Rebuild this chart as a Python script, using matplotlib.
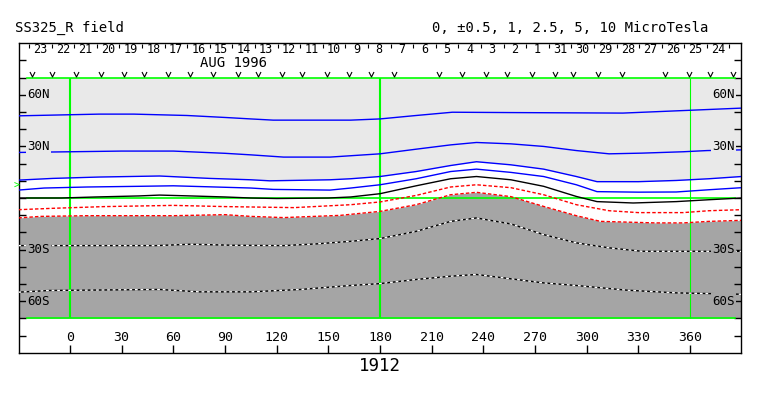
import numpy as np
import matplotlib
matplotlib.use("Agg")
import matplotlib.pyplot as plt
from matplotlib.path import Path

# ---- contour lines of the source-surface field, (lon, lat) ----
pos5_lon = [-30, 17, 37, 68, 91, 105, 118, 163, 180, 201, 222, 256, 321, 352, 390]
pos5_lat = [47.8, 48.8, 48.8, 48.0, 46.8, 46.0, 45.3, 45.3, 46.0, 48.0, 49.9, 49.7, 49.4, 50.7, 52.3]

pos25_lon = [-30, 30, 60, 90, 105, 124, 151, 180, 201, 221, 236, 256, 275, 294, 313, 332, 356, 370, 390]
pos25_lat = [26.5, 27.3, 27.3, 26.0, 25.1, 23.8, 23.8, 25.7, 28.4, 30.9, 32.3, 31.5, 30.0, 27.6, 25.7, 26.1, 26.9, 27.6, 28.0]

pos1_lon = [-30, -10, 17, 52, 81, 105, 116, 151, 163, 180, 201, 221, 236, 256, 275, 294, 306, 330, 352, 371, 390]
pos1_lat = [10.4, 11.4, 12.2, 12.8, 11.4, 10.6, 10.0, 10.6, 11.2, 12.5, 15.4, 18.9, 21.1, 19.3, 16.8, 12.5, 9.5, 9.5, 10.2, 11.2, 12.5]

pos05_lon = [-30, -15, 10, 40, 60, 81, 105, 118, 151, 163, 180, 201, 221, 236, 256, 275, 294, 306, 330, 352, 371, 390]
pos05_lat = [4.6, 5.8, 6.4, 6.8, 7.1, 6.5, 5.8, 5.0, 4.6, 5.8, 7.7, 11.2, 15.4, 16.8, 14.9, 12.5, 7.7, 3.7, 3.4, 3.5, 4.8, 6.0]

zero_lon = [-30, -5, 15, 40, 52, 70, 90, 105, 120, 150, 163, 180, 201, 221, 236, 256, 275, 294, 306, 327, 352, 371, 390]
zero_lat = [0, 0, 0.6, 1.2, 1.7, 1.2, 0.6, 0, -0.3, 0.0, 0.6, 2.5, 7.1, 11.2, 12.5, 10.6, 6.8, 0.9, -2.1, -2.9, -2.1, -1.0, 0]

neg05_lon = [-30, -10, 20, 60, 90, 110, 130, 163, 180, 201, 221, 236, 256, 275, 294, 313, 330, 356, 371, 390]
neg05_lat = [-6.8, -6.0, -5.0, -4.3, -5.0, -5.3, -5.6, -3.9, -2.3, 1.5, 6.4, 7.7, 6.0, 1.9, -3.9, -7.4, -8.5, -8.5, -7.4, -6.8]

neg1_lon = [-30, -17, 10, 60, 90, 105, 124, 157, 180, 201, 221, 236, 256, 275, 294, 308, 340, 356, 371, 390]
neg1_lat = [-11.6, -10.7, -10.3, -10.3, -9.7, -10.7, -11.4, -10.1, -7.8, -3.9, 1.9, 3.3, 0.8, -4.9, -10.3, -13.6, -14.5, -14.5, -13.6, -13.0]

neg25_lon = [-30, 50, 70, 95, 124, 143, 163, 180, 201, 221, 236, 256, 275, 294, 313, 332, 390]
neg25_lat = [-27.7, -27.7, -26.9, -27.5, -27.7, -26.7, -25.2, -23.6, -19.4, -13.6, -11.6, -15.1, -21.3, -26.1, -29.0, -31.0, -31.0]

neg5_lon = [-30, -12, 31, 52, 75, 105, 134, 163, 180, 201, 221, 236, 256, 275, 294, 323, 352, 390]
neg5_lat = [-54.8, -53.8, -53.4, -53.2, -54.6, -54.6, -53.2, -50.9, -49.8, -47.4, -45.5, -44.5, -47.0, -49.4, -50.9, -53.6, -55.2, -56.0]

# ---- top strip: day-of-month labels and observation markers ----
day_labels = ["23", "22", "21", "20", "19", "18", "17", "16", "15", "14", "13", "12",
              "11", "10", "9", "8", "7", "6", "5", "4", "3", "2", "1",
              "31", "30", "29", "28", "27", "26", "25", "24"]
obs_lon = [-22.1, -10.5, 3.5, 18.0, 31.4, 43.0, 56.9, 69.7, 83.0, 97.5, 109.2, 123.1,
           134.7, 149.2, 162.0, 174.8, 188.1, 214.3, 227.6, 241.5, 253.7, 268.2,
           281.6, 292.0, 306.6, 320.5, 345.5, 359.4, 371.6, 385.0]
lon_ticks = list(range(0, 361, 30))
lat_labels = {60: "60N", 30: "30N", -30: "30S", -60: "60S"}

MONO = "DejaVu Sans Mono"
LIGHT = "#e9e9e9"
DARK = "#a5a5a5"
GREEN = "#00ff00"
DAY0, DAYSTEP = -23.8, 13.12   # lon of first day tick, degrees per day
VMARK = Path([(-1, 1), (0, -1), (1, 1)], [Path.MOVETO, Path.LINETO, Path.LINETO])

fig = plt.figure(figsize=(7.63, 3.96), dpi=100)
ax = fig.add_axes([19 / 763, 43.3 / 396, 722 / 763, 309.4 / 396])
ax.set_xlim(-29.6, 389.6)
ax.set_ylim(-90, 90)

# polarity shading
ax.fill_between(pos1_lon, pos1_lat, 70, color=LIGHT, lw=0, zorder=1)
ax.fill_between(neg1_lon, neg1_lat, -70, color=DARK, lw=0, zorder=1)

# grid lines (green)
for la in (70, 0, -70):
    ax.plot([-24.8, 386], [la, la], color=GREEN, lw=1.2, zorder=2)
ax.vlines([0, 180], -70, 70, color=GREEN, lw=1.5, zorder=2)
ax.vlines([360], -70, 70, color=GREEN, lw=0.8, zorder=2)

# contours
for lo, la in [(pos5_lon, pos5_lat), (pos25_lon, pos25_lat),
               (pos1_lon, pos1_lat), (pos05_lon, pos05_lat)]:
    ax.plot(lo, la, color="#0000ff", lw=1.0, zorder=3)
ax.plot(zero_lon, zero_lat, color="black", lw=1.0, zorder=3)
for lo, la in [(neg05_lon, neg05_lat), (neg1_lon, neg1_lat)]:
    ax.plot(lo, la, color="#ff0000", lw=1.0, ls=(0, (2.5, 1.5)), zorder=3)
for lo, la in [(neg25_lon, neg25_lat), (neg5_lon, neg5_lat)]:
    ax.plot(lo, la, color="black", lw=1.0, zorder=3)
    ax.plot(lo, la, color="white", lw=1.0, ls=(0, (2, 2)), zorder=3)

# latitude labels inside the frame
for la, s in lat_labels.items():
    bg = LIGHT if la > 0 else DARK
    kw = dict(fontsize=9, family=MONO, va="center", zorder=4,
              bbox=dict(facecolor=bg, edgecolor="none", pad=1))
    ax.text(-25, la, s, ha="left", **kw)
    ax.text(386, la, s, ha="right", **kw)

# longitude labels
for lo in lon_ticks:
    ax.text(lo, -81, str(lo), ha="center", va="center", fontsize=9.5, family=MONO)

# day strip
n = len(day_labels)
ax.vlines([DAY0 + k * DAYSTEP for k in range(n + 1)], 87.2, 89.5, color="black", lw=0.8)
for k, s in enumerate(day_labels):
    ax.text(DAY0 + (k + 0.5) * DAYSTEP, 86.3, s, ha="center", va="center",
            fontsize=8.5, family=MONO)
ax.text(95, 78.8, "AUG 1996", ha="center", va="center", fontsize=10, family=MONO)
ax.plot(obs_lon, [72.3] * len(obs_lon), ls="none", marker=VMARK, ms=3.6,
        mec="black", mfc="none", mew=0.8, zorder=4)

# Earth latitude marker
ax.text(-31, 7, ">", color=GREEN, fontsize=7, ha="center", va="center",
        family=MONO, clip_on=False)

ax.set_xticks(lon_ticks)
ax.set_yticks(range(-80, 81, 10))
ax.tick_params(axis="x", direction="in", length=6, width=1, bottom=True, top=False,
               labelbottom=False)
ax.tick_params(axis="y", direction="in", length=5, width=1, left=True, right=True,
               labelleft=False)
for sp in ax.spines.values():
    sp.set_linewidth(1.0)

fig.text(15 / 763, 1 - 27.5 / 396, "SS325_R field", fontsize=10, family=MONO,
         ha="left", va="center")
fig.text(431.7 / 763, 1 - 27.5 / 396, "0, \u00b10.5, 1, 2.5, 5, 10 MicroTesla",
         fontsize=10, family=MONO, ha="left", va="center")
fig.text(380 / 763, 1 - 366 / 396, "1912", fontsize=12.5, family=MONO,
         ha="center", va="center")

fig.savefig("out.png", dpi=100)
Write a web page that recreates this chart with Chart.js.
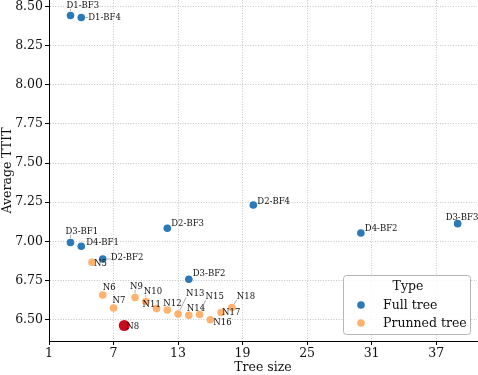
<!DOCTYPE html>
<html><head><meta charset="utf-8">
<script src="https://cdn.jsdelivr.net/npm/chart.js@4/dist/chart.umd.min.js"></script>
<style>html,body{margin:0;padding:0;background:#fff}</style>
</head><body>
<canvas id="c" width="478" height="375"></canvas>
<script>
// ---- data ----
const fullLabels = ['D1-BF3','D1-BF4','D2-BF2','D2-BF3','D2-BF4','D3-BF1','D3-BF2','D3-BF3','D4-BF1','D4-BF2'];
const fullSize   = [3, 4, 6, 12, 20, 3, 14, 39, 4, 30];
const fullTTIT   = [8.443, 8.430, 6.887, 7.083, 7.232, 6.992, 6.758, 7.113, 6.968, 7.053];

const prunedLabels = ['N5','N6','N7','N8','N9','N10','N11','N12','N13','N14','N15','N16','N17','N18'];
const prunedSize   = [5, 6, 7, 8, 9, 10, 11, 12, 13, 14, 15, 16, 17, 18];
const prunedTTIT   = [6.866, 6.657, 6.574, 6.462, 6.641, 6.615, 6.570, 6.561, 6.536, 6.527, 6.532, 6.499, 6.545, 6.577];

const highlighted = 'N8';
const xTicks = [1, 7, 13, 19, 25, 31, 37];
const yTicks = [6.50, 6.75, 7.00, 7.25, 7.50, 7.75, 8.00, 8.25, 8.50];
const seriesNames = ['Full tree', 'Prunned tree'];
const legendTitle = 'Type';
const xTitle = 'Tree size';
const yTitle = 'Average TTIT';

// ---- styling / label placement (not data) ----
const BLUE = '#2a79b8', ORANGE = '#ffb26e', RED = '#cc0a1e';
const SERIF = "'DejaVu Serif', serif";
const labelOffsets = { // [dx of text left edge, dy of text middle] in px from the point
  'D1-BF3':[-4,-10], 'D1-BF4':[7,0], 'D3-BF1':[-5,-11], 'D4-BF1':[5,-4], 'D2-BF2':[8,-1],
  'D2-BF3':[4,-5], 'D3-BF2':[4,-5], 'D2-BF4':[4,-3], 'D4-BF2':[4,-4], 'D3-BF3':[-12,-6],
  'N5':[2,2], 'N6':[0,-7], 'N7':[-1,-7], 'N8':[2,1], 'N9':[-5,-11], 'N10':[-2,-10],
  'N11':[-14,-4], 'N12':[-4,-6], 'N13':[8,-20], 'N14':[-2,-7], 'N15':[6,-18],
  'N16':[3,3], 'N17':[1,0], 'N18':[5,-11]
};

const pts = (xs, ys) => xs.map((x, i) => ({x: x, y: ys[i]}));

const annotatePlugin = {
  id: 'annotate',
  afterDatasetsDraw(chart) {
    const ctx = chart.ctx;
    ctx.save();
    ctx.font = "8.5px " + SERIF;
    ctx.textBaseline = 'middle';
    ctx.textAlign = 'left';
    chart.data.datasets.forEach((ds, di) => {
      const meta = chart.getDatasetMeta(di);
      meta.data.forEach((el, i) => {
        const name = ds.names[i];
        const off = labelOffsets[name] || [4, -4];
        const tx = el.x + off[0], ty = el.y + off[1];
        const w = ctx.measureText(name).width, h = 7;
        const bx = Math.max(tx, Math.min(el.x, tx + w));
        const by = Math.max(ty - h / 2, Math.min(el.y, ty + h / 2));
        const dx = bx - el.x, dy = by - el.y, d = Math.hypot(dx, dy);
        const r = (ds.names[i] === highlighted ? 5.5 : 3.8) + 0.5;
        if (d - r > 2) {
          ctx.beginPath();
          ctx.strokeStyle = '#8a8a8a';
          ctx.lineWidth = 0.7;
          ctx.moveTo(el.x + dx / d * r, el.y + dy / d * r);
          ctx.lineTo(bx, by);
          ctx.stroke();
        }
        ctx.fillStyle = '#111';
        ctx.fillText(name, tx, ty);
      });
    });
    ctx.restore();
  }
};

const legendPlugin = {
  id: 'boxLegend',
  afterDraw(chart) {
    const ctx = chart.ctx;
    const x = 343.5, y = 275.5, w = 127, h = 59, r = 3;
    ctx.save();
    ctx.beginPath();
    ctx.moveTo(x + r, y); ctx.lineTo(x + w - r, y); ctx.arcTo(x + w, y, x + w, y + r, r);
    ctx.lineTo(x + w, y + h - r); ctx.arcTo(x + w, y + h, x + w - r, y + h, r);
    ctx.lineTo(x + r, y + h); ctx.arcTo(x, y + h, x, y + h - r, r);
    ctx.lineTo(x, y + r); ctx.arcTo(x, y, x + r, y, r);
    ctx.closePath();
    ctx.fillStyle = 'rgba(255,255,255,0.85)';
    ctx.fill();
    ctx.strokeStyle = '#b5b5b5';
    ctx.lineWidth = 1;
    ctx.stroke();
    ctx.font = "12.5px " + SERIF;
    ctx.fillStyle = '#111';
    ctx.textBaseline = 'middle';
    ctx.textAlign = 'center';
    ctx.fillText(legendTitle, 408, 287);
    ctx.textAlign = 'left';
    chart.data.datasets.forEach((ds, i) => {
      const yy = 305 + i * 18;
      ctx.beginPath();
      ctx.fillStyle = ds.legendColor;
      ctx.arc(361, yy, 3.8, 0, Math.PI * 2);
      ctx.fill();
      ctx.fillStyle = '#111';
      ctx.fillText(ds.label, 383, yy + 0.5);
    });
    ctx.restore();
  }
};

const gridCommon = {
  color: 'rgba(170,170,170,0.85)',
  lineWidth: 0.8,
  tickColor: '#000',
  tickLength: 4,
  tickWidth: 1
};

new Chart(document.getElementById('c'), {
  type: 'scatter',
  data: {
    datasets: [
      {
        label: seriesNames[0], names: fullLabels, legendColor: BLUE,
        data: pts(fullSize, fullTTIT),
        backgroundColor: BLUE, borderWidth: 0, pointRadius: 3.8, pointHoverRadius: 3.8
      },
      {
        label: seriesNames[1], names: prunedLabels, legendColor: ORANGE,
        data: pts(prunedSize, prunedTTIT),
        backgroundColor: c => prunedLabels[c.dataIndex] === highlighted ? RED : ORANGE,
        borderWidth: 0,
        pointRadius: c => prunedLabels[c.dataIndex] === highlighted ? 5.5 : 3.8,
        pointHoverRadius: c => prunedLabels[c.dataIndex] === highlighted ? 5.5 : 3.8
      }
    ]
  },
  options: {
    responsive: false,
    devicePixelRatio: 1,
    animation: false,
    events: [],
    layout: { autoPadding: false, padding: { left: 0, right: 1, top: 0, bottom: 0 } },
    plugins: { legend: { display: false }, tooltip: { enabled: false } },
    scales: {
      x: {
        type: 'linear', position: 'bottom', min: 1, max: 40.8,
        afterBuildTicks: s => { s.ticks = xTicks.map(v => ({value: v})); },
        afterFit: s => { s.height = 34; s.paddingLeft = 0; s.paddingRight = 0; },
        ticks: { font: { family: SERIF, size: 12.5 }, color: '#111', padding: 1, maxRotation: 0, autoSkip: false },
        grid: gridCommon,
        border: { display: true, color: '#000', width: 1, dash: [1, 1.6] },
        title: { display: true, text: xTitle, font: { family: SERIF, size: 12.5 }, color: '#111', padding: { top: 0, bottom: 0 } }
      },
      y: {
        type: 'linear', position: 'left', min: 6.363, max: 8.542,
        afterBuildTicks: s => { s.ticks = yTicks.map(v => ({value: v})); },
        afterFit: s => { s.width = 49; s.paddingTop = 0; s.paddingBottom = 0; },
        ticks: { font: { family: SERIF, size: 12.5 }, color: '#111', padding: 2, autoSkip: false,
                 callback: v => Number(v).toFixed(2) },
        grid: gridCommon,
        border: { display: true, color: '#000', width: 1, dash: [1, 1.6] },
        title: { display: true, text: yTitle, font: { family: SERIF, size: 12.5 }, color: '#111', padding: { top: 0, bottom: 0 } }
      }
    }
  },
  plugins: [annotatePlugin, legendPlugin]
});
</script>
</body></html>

EXERCISE DIRECTIONS. Display every line of the listing that contains the string "script".

FINISHED TASK.
Rebuild this chart as a Python script, using matplotlib.
<script src="https://cdn.jsdelivr.net/npm/chart.js@4/dist/chart.umd.min.js"></script>
<script>
</script>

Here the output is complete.